# What the task requires
From the first line of the data below through the line holding "const seriesNames = ['C57', 'BPH/5'];", output each line exactly and leave the pictures out.

# Data section

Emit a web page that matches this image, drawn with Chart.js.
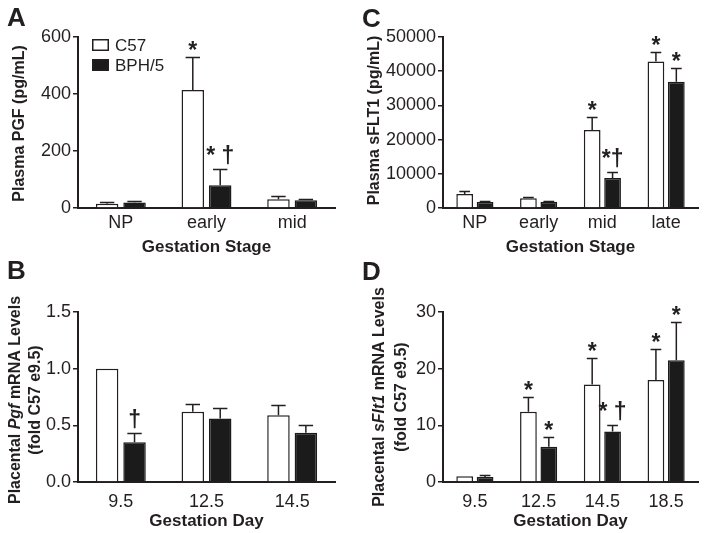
<!DOCTYPE html>
<html>
<head>
<meta charset="utf-8">
<script src="https://cdn.jsdelivr.net/npm/chart.js@4.4.1/dist/chart.umd.min.js"></script>
<style>
  body { margin: 0; background: #fff; }
  #fig { position: relative; width: 705px; height: 533px; }
  canvas { position: absolute; }
</style>
</head>
<body>
<div id="fig">
  <canvas id="panelA" width="352" height="258" style="left:0;top:0"></canvas>
  <canvas id="panelC" width="353" height="258" style="left:352px;top:0"></canvas>
  <canvas id="panelB" width="352" height="275" style="left:0;top:258px"></canvas>
  <canvas id="panelD" width="353" height="275" style="left:352px;top:258px"></canvas>
</div>
<script>
// ---- données ----
const seriesNames = ['C57', 'BPH/5'];

// A : PGF plasmatique
const stagesA = ['NP', 'early', 'mid'];
const c57A = [15, 414, 31];
const c57UpperA = [20, 530, 43];
const bphA = [19, 80, 27];
const bphUpperA = [23, 136, 31];
const notesC57A = ['', '*', ''];
const notesBphA = ['', '* †', ''];
const ticksA = [0, 200, 400, 600];
const tickLabelsA = ['0', '200', '400', '600'];

// C : sFLT1 plasmatique
const stagesC = ['NP', 'early', 'mid', 'late'];
const c57C = [4100, 2850, 22800, 42800];
const c57UpperC = [5100, 3300, 26500, 45700];
const bphC = [1750, 1800, 8800, 36900];
const bphUpperC = [2000, 2000, 10400, 41000];
const notesC57C = ['', '', '*', '*'];
const notesBphC = ['', '', '*†', '*'];
const ticksC = [0, 10000, 20000, 30000, 40000, 50000];
const tickLabelsC = ['0', '10000', '20000', '30000', '40000', '50000'];

// B : ARNm Pgf placentaire
const daysB = ['9.5', '12.5', '14.5'];
const c57B = [1.0, 0.62, 0.59];
const c57UpperB = [1.0, 0.69, 0.68];
const bphB = [0.35, 0.56, 0.435];
const bphUpperB = [0.43, 0.65, 0.50];
const notesC57B = ['', '', ''];
const notesBphB = ['†', '', ''];
const ticksB = [0, 0.5, 1.0, 1.5];
const tickLabelsB = ['0.0', '0.5', '1.0', '1.5'];

// D : ARNm sFlt1 placentaire
const daysD = ['9.5', '12.5', '14.5', '18.5'];
const c57D = [1.0, 12.4, 17.2, 18.0];
const c57UpperD = [1.0, 15.0, 21.9, 23.4];
const bphD = [0.9, 6.2, 8.9, 21.5];
const bphUpperD = [1.25, 8.0, 10.1, 28.2];
const notesC57D = ['', '*', '*', '*'];
const notesBphD = ['', '*', '* †', '*'];
const ticksD = [0, 10, 20, 30];
const tickLabelsD = ['0', '10', '20', '30'];

// ---- style ----
const INK = '#231f20';
const FONT = "'Liberation Sans', Arial, Helvetica, sans-serif";
Chart.defaults.font.family = FONT;
Chart.defaults.color = INK;
Chart.defaults.animation = false;

// barres d'erreur, étoiles, lettre du panneau, légende, titres Y
const extrasPlugin = {
    id: 'extras',
    afterDatasetsDraw(chart, args, opts) {
        const ctx = chart.ctx;
        const yScale = chart.scales.y;
        ctx.save();
        ctx.strokeStyle = INK;
        ctx.fillStyle = INK;
        ctx.lineWidth = 1.5;
        chart.data.datasets.forEach((ds, i) => {
            chart.getDatasetMeta(i).data.forEach((bar, j) => {
                const up = opts.upper[i][j];
                let top = bar.y;
                if (up > ds.data[j]) {
                    const yUp = Math.round(yScale.getPixelForValue(up)) + 0.5;
                    const half = bar.width * 0.32;
                    ctx.beginPath();
                    ctx.moveTo(bar.x, bar.y);
                    ctx.lineTo(bar.x, yUp);
                    ctx.moveTo(bar.x - half, yUp);
                    ctx.lineTo(bar.x + half, yUp);
                    ctx.stroke();
                    top = yUp;
                }
                const note = opts.notes[i][j];
                if (note) {
                    ctx.font = 'bold 23px ' + FONT;
                    ctx.textAlign = 'center';
                    ctx.textBaseline = 'alphabetic';
                    ctx.fillText(note, bar.x, top - (note.includes('†') ? 7 : 0));
                }
            });
        });
        ctx.restore();
    },
    afterDraw(chart, args, opts) {
        const ctx = chart.ctx;
        const area = chart.chartArea;
        ctx.save();
        ctx.fillStyle = INK;

        // lettre du panneau
        ctx.font = 'bold 26px ' + FONT;
        ctx.textAlign = 'left';
        ctx.textBaseline = 'alphabetic';
        ctx.fillText(opts.letter, opts.letterX, opts.letterY);

        // légende (panneau A seulement)
        if (opts.legend) {
            ctx.font = '17px ' + FONT;
            ctx.textBaseline = 'middle';
            chart.data.datasets.forEach((ds, i) => {
                const bx = area.left + 14;
                const cy = area.top + 8 + i * 20;
                ctx.fillStyle = ds.backgroundColor;
                ctx.fillRect(bx, cy - 6, 17, 12);
                ctx.strokeStyle = INK;
                ctx.lineWidth = 1.5;
                ctx.strokeRect(bx + 0.75, cy - 5.25, 15.5, 10.5);
                ctx.fillStyle = INK;
                ctx.fillText(ds.label, bx + 23, cy + 1);
            });
        }

        // titre Y (une ou deux lignes, parties en italique possibles)
        if (opts.yTitle) {
            const cy = (area.top + area.bottom) / 2 + opts.yTitle.dy;
            opts.yTitle.lines.forEach((segs, k) => {
                const x = opts.yTitle.xs[k];
                const fontOf = it => (it ? 'italic bold ' : 'bold ') + '16px ' + FONT;
                let total = 0;
                segs.forEach(s => { ctx.font = fontOf(s[1]); total += ctx.measureText(s[0]).width; });
                ctx.save();
                ctx.translate(x, cy);
                ctx.rotate(-Math.PI / 2);
                ctx.textAlign = 'left';
                ctx.textBaseline = 'middle';
                let pos = -total / 2;
                segs.forEach(s => {
                    ctx.font = fontOf(s[1]);
                    ctx.fillText(s[0], pos, 0);
                    pos += ctx.measureText(s[0]).width;
                });
                ctx.restore();
            });
        }
        ctx.restore();
    }
};

function makePanel(id, p) {
    new Chart(document.getElementById(id), {
        type: 'bar',
        data: {
            labels: p.labels,
            datasets: [
                {
                    label: seriesNames[0],
                    data: p.c57,
                    backgroundColor: '#ffffff',
                    borderColor: INK,
                    borderWidth: 1.5,
                    categoryPercentage: 0.64,
                    barPercentage: 0.82
                },
                {
                    label: seriesNames[1],
                    data: p.bph,
                    backgroundColor: '#1b1b1b',
                    borderColor: '#1b1b1b',
                    borderWidth: 1.5,
                    categoryPercentage: 0.64,
                    barPercentage: 0.82
                }
            ]
        },
        plugins: [extrasPlugin],
        options: {
            responsive: false,
            animation: false,
            layout: { padding: { top: p.padTop, right: p.padRight, left: 0, bottom: 0 } },
            plugins: {
                legend: { display: false },
                tooltip: { enabled: false },
                extras: {
                    upper: [p.c57Upper, p.bphUpper],
                    notes: [p.notesC57, p.notesBph],
                    letter: p.letter,
                    letterX: p.letterX,
                    letterY: p.letterY,
                    legend: p.legend || false,
                    yTitle: p.yTitle
                }
            },
            scales: {
                x: {
                    grid: { display: false },
                    border: { display: true, color: INK, width: 2 },
                    ticks: { font: { size: 18 }, color: INK, padding: p.xTickPad },
                    title: {
                        display: true,
                        text: p.xTitle,
                        font: { size: 17, weight: 'bold' },
                        color: INK,
                        padding: { top: 0, bottom: p.xTitlePad }
                    },
                    afterFit: s => { s.height = p.xHeight; }
                },
                y: {
                    min: p.ticks[0],
                    max: p.ticks[p.ticks.length - 1],
                    grid: {
                        display: true,
                        drawOnChartArea: false,
                        drawTicks: true,
                        tickLength: 5,
                        color: INK,
                        lineWidth: 1.5
                    },
                    border: { display: true, color: INK, width: 2 },
                    ticks: {
                        font: { size: 18 },
                        color: INK,
                        padding: 2,
                        callback: (v) => {
                            const k = p.ticks.indexOf(v);
                            return k >= 0 ? p.tickLabels[k] : '';
                        }
                    },
                    afterBuildTicks: s => { s.ticks = p.ticks.map(v => ({ value: v })); },
                    afterFit: s => { s.width = p.yWidth; }
                }
            }
        }
    });
}

makePanel('panelA', {
    labels: stagesA, c57: c57A, c57Upper: c57UpperA, bph: bphA, bphUpper: bphUpperA,
    notesC57: notesC57A, notesBph: notesBphA, ticks: ticksA, tickLabels: tickLabelsA,
    xTitle: 'Gestation Stage', xTickPad: -4, xTitlePad: 0,
    padTop: 37, padRight: 17, xHeight: 50, yWidth: 78,
    letter: 'A', letterX: 7, letterY: 26, legend: true,
    yTitle: { lines: [[['Plasma PGF (pg/mL)', false]]], xs: [20], dy: 1 }
});

makePanel('panelC', {
    labels: stagesC, c57: c57C, c57Upper: c57UpperC, bph: bphC, bphUpper: bphUpperC,
    notesC57: notesC57C, notesBph: notesBphC, ticks: ticksC, tickLabels: tickLabelsC,
    xTitle: 'Gestation Stage', xTickPad: -4, xTitlePad: 0,
    padTop: 37, padRight: 7, xHeight: 50, yWidth: 91,
    letter: 'C', letterX: 10, letterY: 27,
    yTitle: { lines: [[['Plasma sFLT1 (pg/mL)', false]]], xs: [23], dy: -2 }
});

makePanel('panelB', {
    labels: daysB, c57: c57B, c57Upper: c57UpperB, bph: bphB, bphUpper: bphUpperB,
    notesC57: notesC57B, notesBph: notesBphB, ticks: ticksB, tickLabels: tickLabelsB,
    xTitle: 'Gestation Day', xTickPad: 1, xTitlePad: 1,
    padTop: 54, padRight: 17, xHeight: 51, yWidth: 78,
    letter: 'B', letterX: 7, letterY: 21,
    yTitle: {
        lines: [[['Placental ', false], ['Pgf', true], [' mRNA Levels', false]],
                [['(fold C57 e9.5)', false]]],
        xs: [16, 36], dy: 3
    }
});

makePanel('panelD', {
    labels: daysD, c57: c57D, c57Upper: c57UpperD, bph: bphD, bphUpper: bphUpperD,
    notesC57: notesC57D, notesBph: notesBphD, ticks: ticksD, tickLabels: tickLabelsD,
    xTitle: 'Gestation Day', xTickPad: 1, xTitlePad: 1,
    padTop: 54, padRight: 7, xHeight: 51, yWidth: 91,
    letter: 'D', letterX: 10, letterY: 22,
    yTitle: {
        lines: [[['Placental ', false], ['sFlt1', true], [' mRNA Levels', false]],
                [['(fold C57 e9.5)', false]]],
        xs: [28, 50], dy: 0
    }
});
</script>
</body>
</html>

# Expected output
Emit a web page that matches this image, drawn with Chart.js.
<!DOCTYPE html>
<html>
<head>
<meta charset="utf-8">
<script src="https://cdn.jsdelivr.net/npm/chart.js@4.4.1/dist/chart.umd.min.js"></script>
<style>
  body { margin: 0; background: #fff; }
  #fig { position: relative; width: 705px; height: 533px; }
  canvas { position: absolute; }
</style>
</head>
<body>
<div id="fig">
  <canvas id="panelA" width="352" height="258" style="left:0;top:0"></canvas>
  <canvas id="panelC" width="353" height="258" style="left:352px;top:0"></canvas>
  <canvas id="panelB" width="352" height="275" style="left:0;top:258px"></canvas>
  <canvas id="panelD" width="353" height="275" style="left:352px;top:258px"></canvas>
</div>
<script>
// ---- données ----
const seriesNames = ['C57', 'BPH/5'];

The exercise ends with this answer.